▼
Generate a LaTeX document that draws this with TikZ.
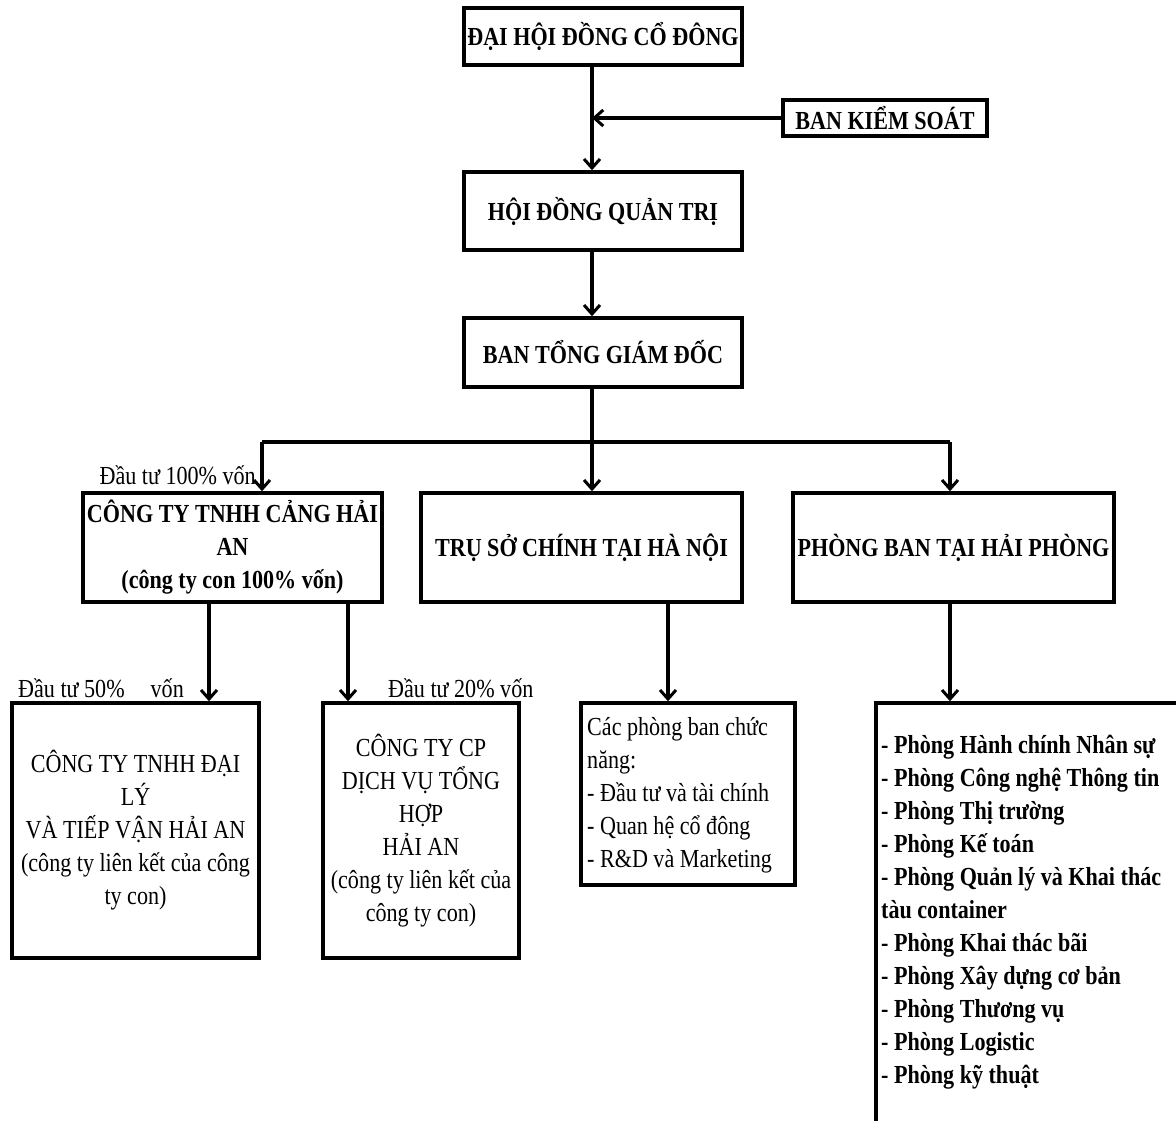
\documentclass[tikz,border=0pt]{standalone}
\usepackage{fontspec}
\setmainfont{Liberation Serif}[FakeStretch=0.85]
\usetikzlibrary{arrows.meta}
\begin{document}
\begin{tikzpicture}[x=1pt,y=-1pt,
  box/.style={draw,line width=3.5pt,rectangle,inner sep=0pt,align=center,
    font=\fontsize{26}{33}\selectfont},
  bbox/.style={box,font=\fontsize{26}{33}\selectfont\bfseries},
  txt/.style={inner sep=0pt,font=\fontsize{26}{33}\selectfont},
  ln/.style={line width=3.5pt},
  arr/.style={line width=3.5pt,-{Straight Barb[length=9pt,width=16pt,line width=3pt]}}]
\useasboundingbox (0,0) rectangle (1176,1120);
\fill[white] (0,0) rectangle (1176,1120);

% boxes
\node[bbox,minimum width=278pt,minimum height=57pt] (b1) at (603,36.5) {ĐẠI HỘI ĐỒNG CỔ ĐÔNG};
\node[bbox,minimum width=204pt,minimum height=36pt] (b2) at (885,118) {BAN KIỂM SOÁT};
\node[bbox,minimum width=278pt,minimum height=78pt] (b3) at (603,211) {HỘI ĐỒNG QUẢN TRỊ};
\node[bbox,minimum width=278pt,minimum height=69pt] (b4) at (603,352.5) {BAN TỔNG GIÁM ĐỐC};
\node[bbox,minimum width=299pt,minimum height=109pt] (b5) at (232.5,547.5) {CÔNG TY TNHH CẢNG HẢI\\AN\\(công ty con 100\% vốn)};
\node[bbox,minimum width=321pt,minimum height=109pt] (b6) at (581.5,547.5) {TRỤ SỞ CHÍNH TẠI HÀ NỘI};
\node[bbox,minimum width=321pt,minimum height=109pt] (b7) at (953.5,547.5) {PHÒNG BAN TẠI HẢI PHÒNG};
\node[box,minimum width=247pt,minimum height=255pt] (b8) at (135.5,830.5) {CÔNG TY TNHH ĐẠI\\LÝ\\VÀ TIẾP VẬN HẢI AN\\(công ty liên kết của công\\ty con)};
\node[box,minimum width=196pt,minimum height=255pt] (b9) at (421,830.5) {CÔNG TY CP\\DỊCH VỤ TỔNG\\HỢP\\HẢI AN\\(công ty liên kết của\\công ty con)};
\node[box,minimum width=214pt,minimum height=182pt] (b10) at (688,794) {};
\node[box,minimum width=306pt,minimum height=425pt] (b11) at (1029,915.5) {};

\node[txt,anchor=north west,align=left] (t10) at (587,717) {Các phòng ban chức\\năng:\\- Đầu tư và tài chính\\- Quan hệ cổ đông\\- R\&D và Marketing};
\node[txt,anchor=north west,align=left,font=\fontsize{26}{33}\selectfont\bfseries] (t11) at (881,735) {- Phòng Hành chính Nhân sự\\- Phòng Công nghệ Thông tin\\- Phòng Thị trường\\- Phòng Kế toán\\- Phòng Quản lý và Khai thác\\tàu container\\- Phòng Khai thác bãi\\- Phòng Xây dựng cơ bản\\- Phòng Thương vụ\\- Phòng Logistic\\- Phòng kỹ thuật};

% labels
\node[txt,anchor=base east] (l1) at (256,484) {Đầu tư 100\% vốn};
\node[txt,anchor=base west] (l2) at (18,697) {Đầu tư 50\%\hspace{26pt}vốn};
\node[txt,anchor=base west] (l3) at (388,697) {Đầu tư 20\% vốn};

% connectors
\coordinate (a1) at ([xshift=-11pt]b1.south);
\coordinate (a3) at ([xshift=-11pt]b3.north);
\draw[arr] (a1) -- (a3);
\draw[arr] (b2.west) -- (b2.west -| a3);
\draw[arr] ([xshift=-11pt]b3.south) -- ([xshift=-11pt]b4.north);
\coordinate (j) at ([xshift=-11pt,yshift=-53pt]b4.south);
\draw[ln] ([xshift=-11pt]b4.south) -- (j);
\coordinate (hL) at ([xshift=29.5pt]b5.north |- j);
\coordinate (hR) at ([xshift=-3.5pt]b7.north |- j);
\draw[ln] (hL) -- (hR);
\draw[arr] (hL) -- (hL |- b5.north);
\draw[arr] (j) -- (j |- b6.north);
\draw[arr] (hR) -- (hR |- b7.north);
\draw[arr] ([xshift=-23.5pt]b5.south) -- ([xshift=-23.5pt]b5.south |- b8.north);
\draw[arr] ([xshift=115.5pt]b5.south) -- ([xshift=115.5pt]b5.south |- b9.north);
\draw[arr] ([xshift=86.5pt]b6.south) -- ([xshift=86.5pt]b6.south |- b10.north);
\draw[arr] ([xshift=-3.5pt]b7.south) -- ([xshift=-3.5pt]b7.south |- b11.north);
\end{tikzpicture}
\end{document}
▲
SET EXERCISE:
Quote, please, every line of the material above from its start through the line that has "width=306pt,minimum height=425pt] (b11)", reproducing the words exactly and dropping any images.

CORRECT RESPONSE:
Generate a LaTeX document that draws this with TikZ.
\documentclass[tikz,border=0pt]{standalone}
\usepackage{fontspec}
\setmainfont{Liberation Serif}[FakeStretch=0.85]
\usetikzlibrary{arrows.meta}
\begin{document}
\begin{tikzpicture}[x=1pt,y=-1pt,
  box/.style={draw,line width=3.5pt,rectangle,inner sep=0pt,align=center,
    font=\fontsize{26}{33}\selectfont},
  bbox/.style={box,font=\fontsize{26}{33}\selectfont\bfseries},
  txt/.style={inner sep=0pt,font=\fontsize{26}{33}\selectfont},
  ln/.style={line width=3.5pt},
  arr/.style={line width=3.5pt,-{Straight Barb[length=9pt,width=16pt,line width=3pt]}}]
\useasboundingbox (0,0) rectangle (1176,1120);
\fill[white] (0,0) rectangle (1176,1120);

% boxes
\node[bbox,minimum width=278pt,minimum height=57pt] (b1) at (603,36.5) {ĐẠI HỘI ĐỒNG CỔ ĐÔNG};
\node[bbox,minimum width=204pt,minimum height=36pt] (b2) at (885,118) {BAN KIỂM SOÁT};
\node[bbox,minimum width=278pt,minimum height=78pt] (b3) at (603,211) {HỘI ĐỒNG QUẢN TRỊ};
\node[bbox,minimum width=278pt,minimum height=69pt] (b4) at (603,352.5) {BAN TỔNG GIÁM ĐỐC};
\node[bbox,minimum width=299pt,minimum height=109pt] (b5) at (232.5,547.5) {CÔNG TY TNHH CẢNG HẢI\\AN\\(công ty con 100\% vốn)};
\node[bbox,minimum width=321pt,minimum height=109pt] (b6) at (581.5,547.5) {TRỤ SỞ CHÍNH TẠI HÀ NỘI};
\node[bbox,minimum width=321pt,minimum height=109pt] (b7) at (953.5,547.5) {PHÒNG BAN TẠI HẢI PHÒNG};
\node[box,minimum width=247pt,minimum height=255pt] (b8) at (135.5,830.5) {CÔNG TY TNHH ĐẠI\\LÝ\\VÀ TIẾP VẬN HẢI AN\\(công ty liên kết của công\\ty con)};
\node[box,minimum width=196pt,minimum height=255pt] (b9) at (421,830.5) {CÔNG TY CP\\DỊCH VỤ TỔNG\\HỢP\\HẢI AN\\(công ty liên kết của\\công ty con)};
\node[box,minimum width=214pt,minimum height=182pt] (b10) at (688,794) {};
\node[box,minimum width=306pt,minimum height=425pt] (b11) at (1029,915.5) {};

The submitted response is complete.